Contradiction in Terms
You say to-may-toe; I say toh-mah-tah. Deal with it.
Sunday, September 21, 2003

not the same old songs
Went karaoke-ing with Carl, Vin, El, Andrew, and Charles last night, and Charles sang! To those of you who don't know him, Charles is a self-proclaimed 'vampire orchid', who, aside from not eating, not drinking, and not breathing (Ask El!), also does not generally sing. So to have him voluntarily choose to belt out three or four songs was veritably the highlight of the evening.

Of course, there was a lot more fun had all around, particularly the duet version of 'Rock DJ' in El's trademark boy band tones and Andrew's rocker growl, Vin and El's literally breathless rendition of 'Goodbye', and Carl's always awesome vocal stylings.

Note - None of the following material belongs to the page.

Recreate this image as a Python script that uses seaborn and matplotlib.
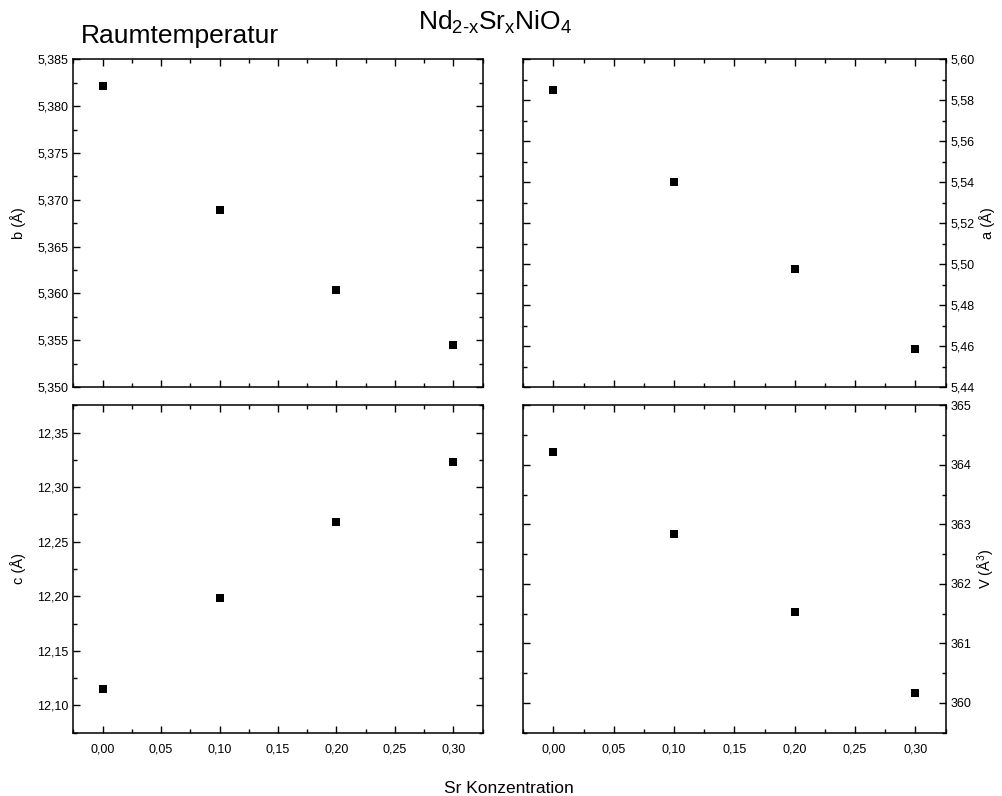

Much missed were Dean, Dino, and Tobie, since no one present was actually mad enough to attempt singing the random BeeGees song that popped up by mistake.


sorrow and glee
Earlier, we cruised Fully Booked, where I wandered around sadly clutching a couple of books I couldn't afford to buy: The Crimson and the White and The Food Taster. Poor junkie me, I just never have enough money to support my terrible book habit... Next time a client pays up, I'm heading straight for Rockwell.

I got to see my best girl friend, Jen, who coincidentally was also hanging out at Rockwell; after which my guys and I (including Camy, El's lovely lass) hung out in front of Monk's Dream to play a new game, Thingamajig. Out of four rounds, Camy won two and I won one, leaving the poor male-type creatures in the dust. Must be tough, having two heads and only one brain... :P


Post-Partum Digression: part 6 of an 11-part essay

The Fifth Month

Several inches of waistline expansion later, I was wandering around Megamall, wondering why retailers uniformly seemed to believe that pregnancy unhinged a woman’s mind, creating in her a mad passion for all garments ruffled, bowed and beribboned, not to mention (ugh) pink. Was I—a person who could count on her fingers the non-black items in her wardrobe—going to have to spend the next four months looking like someone’s wedding cake? I imagined a vast underground conspiracy to make all expectant mothers easily identifiable, possibly even with concentration camp-type serial numbers cunningly stitched into the lacework of our unsuspecting sailor collars.

What I was really doing, of course, was focusing on an external concern (however frivolous) in a vain attempt to ignore the suspiciously tender feelings I was beginning to harbor toward the tiny being that was just starting to make itself known inside of me.

The baby had started kicking.

I had been lying around in bed, remembering the days back when I could read on my belly, and bidding a fond farewell to my toes, which had just begun to disappear behind my expanding midsection mound. Then, without warning, I felt something—something kind of like indigestion, except not painful; like digging a knuckle into your skin, except on the inside; like a throbbing headache, except short-lived and in the stomach area. In other words, it was something not quite like anything I’d ever felt before.

I’d felt phantom kicks many times previously—little tummy twitches that, I’d thought, might have been the baby. I’d even started to worry about being some kind of emotional retard, because the sensations had so far failed to produce in me that rush of wonder, love, and pride that TV and movies had informed me were de rigeur when that particular milestone occurred.

“You’ll know it when you feel it,” my sister-in-law had told me, a statement which I then dismissed as just another Mommy Saying (more on these later). Now that it had happened, however, I knew it absolutely and unquestionably.

“The baby moved,” I whispered to Dean, feeling as absurdly smug as if this were some kind of death-defying feat I had achieved by myself.

“It did?!” he asked excitedly, and put his hand on my no-longer-quite-covered-by-pajama-tops belly. Naturally, the baby then chose to keep utterly still, leaving Dean straining to feel any kind of abdominal activity at all, and me wondering just how long I ought to wait before asking him to give up and stop blocking my view of my treasured toes.

Just as we were dropping off to sleep, however, the baby obligingly chose to move again, an infinitesimal nudge, probably to say, “Get your heavy hand off me, please, Father, I’m trying to sleep.”

Even so, “The baby moved!” Dean exclaimed, gazing at me with as much awe as if I were, indeed, bearing the Second Coming of the Christ Child. Heck, who could blame him? I felt like the Holy Mother myself. Notwithstanding the fact that pregnant women around the world had experienced this exact same thing since time immemorial, I felt as wondrous, loving, and proud as if I had just invented the light bulb. Or the telephone. Or at least that special glue they use on Post-Its.